Gefälschte Unterschriften: Die stillen Kompliz:innen

Weitergehen, hier gibts nichts zu sehen! Gestern hat der «Tages-Anzeiger» offengelegt, dass Firmen, die gegen Geld Unterschriften für Volksinitiativen sammeln, im grossen Stil betrogen haben. Heute ist es verdächtig ruhig im politischen Betrieb der Schweiz. Jedenfalls auf dessen rechter Seite. Was einen zum Schluss verleiten könnte, dass die demokratiepolitische Bedeutung der illegalen Machenschaften gar nicht so gross ist. Auf das Ergebnis einer Volksabstimmung dürfte es tatsächlich kaum Einfluss haben, auf welche Weise eine Initiative zustande gekommen ist.

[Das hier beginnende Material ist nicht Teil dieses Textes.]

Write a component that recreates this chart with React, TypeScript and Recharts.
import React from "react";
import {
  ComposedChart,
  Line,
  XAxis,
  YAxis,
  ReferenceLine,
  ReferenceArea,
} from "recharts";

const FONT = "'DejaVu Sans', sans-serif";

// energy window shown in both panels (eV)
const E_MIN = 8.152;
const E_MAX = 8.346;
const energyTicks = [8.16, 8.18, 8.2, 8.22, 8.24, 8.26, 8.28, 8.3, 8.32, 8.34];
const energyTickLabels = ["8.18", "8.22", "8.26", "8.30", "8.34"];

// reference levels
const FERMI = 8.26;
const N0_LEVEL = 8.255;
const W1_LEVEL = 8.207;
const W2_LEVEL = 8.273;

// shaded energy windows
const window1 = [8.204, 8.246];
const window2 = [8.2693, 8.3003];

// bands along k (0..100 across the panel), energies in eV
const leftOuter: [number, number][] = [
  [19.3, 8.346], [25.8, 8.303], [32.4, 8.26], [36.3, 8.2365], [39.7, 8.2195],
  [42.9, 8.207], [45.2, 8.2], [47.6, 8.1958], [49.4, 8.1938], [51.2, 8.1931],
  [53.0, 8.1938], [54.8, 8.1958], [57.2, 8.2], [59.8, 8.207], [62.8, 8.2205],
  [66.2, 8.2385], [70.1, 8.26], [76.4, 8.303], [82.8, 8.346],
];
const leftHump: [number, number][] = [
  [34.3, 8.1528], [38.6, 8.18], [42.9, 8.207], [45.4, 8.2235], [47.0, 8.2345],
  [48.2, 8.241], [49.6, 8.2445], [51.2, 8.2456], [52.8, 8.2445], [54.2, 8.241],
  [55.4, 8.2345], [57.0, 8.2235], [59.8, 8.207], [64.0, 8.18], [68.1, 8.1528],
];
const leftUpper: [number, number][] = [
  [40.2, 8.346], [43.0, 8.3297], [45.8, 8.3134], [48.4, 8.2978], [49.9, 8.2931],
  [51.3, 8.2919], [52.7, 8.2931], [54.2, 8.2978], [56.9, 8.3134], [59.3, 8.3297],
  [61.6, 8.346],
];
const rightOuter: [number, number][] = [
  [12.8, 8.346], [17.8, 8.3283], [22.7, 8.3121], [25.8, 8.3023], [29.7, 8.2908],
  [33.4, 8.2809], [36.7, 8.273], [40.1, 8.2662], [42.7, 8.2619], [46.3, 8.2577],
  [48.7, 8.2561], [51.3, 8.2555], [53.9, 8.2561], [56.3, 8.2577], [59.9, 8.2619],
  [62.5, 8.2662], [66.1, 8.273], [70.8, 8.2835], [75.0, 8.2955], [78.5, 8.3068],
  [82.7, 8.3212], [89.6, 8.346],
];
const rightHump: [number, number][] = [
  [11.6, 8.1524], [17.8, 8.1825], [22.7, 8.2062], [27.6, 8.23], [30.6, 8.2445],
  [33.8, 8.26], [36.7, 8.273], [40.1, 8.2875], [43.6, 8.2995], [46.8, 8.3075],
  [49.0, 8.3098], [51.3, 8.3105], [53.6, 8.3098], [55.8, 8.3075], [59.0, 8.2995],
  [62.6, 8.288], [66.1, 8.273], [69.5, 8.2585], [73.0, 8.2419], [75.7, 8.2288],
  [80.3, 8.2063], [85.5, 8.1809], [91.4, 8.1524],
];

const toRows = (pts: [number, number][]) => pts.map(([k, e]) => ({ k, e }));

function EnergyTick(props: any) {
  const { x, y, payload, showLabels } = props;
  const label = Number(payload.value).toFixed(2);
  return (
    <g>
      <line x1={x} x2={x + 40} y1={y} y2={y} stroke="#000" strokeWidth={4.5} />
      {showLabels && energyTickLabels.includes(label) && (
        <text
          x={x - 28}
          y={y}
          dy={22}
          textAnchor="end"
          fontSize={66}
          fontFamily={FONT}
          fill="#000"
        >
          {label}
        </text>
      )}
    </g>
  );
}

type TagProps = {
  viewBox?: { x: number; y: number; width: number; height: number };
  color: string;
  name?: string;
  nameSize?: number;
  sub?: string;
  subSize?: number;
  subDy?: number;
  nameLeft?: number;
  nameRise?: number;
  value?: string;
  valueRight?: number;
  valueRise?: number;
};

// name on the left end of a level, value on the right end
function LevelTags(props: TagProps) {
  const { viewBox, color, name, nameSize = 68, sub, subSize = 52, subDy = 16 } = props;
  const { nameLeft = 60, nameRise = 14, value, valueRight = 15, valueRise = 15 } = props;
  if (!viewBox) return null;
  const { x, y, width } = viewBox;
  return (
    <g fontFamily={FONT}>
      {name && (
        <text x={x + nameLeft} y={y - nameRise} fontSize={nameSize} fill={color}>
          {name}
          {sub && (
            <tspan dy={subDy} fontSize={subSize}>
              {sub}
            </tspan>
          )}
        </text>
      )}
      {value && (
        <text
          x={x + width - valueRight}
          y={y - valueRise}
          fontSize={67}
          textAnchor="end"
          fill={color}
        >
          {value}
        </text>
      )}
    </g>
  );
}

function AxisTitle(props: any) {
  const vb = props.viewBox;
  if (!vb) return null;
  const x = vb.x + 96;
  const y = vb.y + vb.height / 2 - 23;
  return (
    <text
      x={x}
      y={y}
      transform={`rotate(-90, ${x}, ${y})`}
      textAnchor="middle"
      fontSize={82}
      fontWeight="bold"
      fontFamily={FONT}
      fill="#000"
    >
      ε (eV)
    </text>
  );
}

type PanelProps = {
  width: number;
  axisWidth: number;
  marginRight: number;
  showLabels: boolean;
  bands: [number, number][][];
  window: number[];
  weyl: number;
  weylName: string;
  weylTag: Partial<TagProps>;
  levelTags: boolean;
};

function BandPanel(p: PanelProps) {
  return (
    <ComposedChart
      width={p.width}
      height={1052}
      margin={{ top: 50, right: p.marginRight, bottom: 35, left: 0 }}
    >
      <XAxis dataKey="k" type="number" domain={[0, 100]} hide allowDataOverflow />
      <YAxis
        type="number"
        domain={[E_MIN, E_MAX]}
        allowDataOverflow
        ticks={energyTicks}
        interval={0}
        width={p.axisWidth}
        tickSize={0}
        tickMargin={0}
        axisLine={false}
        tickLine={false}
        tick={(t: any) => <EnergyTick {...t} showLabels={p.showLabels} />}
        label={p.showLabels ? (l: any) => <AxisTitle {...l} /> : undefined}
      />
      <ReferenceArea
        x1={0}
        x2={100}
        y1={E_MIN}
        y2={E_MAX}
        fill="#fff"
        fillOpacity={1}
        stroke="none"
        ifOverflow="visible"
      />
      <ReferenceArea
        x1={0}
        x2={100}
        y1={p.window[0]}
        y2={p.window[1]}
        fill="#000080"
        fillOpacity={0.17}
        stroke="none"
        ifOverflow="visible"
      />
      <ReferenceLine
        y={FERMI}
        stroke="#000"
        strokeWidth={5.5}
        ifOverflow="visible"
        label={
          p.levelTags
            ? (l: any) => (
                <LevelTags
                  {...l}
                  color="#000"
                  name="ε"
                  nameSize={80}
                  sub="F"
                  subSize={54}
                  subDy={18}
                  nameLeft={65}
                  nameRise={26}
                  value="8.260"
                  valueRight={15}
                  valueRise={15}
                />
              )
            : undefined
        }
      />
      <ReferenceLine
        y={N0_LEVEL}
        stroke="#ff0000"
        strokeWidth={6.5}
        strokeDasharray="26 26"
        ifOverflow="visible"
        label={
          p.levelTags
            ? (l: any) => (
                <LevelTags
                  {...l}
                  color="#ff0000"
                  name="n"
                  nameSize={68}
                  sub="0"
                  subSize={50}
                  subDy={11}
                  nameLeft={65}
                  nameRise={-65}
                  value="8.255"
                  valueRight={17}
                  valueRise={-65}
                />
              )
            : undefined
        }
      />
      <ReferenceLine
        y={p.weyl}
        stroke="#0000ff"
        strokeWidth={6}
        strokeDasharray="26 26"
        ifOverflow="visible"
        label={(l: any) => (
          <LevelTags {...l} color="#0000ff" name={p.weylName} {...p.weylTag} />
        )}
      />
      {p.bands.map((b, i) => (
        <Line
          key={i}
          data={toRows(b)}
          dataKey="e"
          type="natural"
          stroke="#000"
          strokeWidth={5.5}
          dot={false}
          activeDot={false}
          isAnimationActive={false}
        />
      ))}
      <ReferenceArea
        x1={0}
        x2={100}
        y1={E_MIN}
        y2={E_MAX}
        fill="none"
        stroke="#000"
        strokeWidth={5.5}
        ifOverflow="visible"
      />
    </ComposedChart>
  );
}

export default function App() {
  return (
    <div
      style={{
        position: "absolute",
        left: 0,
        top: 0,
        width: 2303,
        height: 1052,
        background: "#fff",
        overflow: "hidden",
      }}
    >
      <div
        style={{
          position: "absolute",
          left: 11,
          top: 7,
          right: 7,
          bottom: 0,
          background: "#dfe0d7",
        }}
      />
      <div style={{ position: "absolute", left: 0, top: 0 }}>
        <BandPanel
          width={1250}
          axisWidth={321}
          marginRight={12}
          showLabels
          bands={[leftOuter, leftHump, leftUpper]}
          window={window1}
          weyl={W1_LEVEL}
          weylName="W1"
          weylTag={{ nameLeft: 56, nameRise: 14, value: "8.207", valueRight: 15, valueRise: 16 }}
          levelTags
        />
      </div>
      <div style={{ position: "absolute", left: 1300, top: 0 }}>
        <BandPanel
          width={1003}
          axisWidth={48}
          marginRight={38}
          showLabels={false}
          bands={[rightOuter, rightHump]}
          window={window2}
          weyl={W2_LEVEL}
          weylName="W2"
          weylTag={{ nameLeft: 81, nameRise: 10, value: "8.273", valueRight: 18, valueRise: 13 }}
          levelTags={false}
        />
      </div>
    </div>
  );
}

Aber das ist zu kurz gedacht. Das zeigt etwa die Debatte rund um den Neubau von AKWs. Schub verlieh dieser die sogenannte Blackout-Initiative. Albert Rösti hat den Ball dankbar aufgenommen und gemeinsam mit der bürgerlichen Mehrheit im Bundesrat einen Gegenvorschlag präsentiert, der das Verbot von AKW-Neubauten aufheben will. Wäre die Initiative nicht zustande gekommen, wäre es auch nicht zu Röstis Manöver gekommen.

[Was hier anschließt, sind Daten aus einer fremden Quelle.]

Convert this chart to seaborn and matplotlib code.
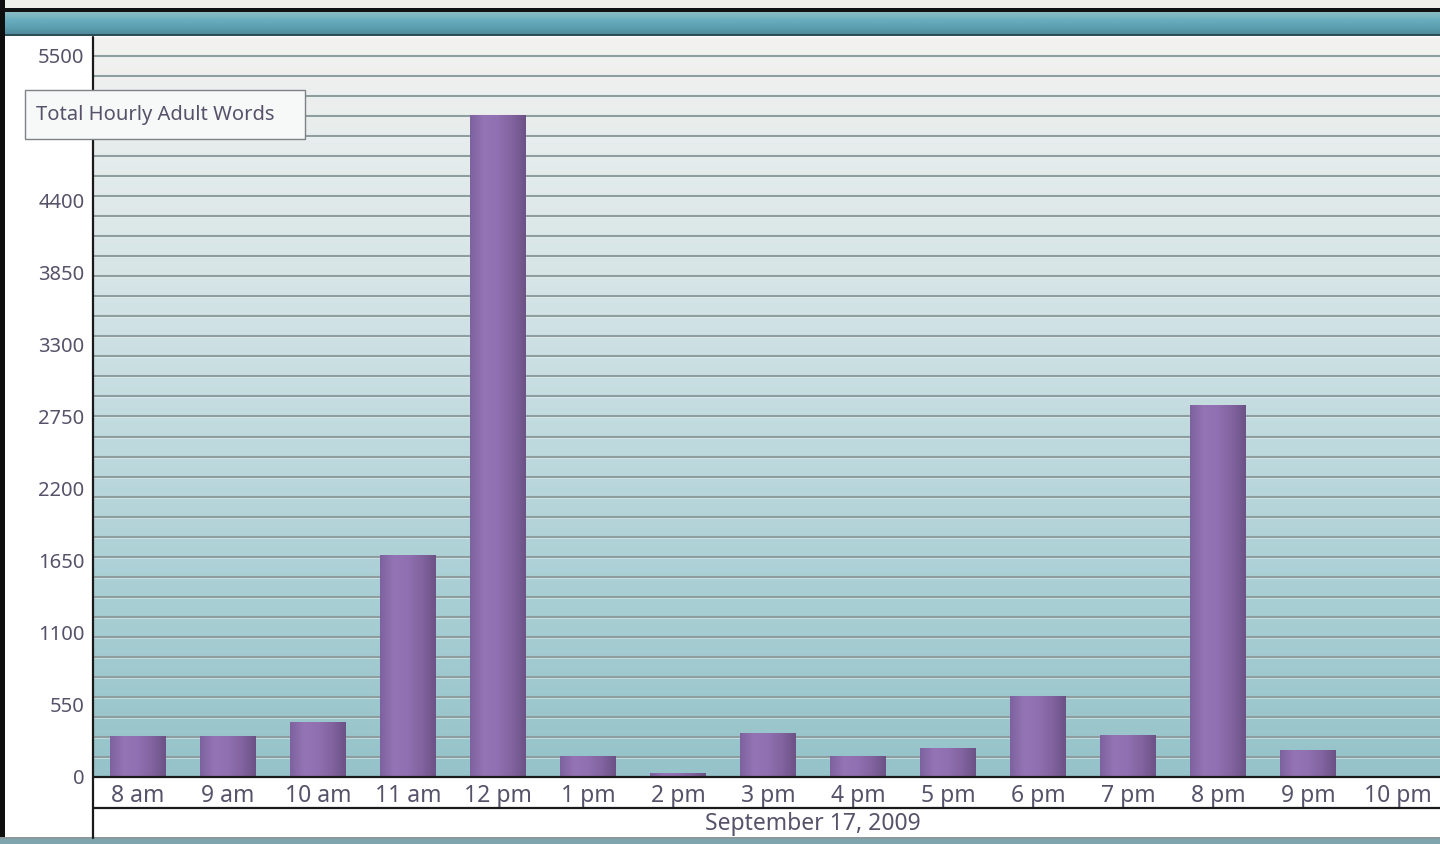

Darum bleibt es wohl auch so still auf bürgerlicher Seite. Weil das betrügerische System den rechten Parteien – und einigen Tierrechts- und Umweltorganisationen – jahrelang von grossem Nutzen war. Sie konnten mit Geld erkaufen, wozu ihnen die Basis fehlte. Und so erreichen, dass über ihr Anliegen breit diskutiert und abgestimmt wird. Die Unstimmigkeiten sind ihnen in all diesen Jahren offenbar nie aufgefallen – anders als den Verantwortlichen der Service-Citoyen-Initiative, die die «Tages-Anzeiger»-Recherche angestossen haben.

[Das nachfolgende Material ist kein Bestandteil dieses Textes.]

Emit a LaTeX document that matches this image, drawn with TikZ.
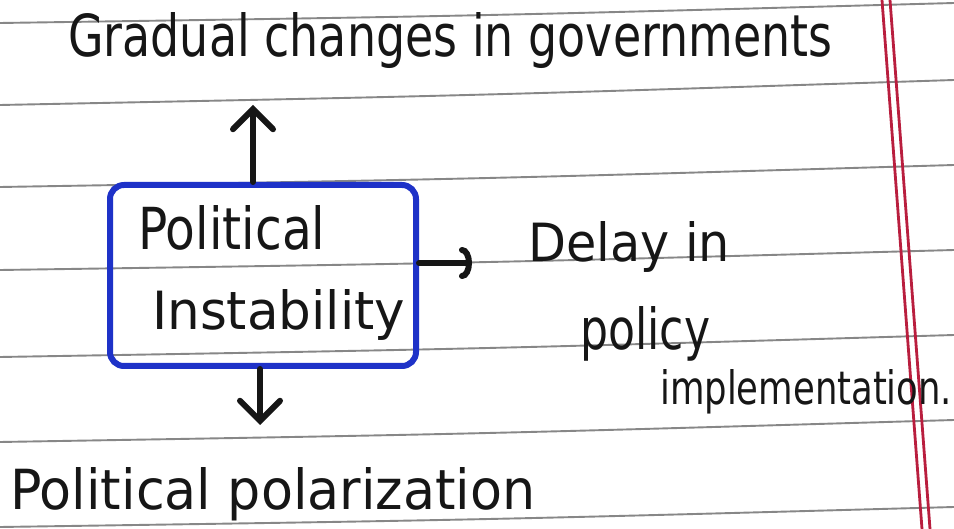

Das System der kommerziellen Unterschriftensammlung gehört sofort gestoppt. Dass das nicht längst geschehen ist, obwohl der Bund gemäss den Recherchen seit Jahren über die Unstimmigkeiten Bescheid weiss, ist ein weiterer Skandal. Der Bundesrat wurde gemäss Informationen der WOZ vor einem Jahr von der Bundeskanzlei detailliert über die Vorkommnisse informiert – und hat nicht eingegriffen. Aber auch die Bundeskanzlei hätte mehr tun müssen. Sie hat zwar 2022 eine Strafanzeige eingereicht, aber Parlament und Öffentlichkeit nie ins Bild gesetzt. Es mögen einzelne Firmen gewesen sein, die den Betrug begangen haben. Doch stille Kompliz:innen gibt es viele.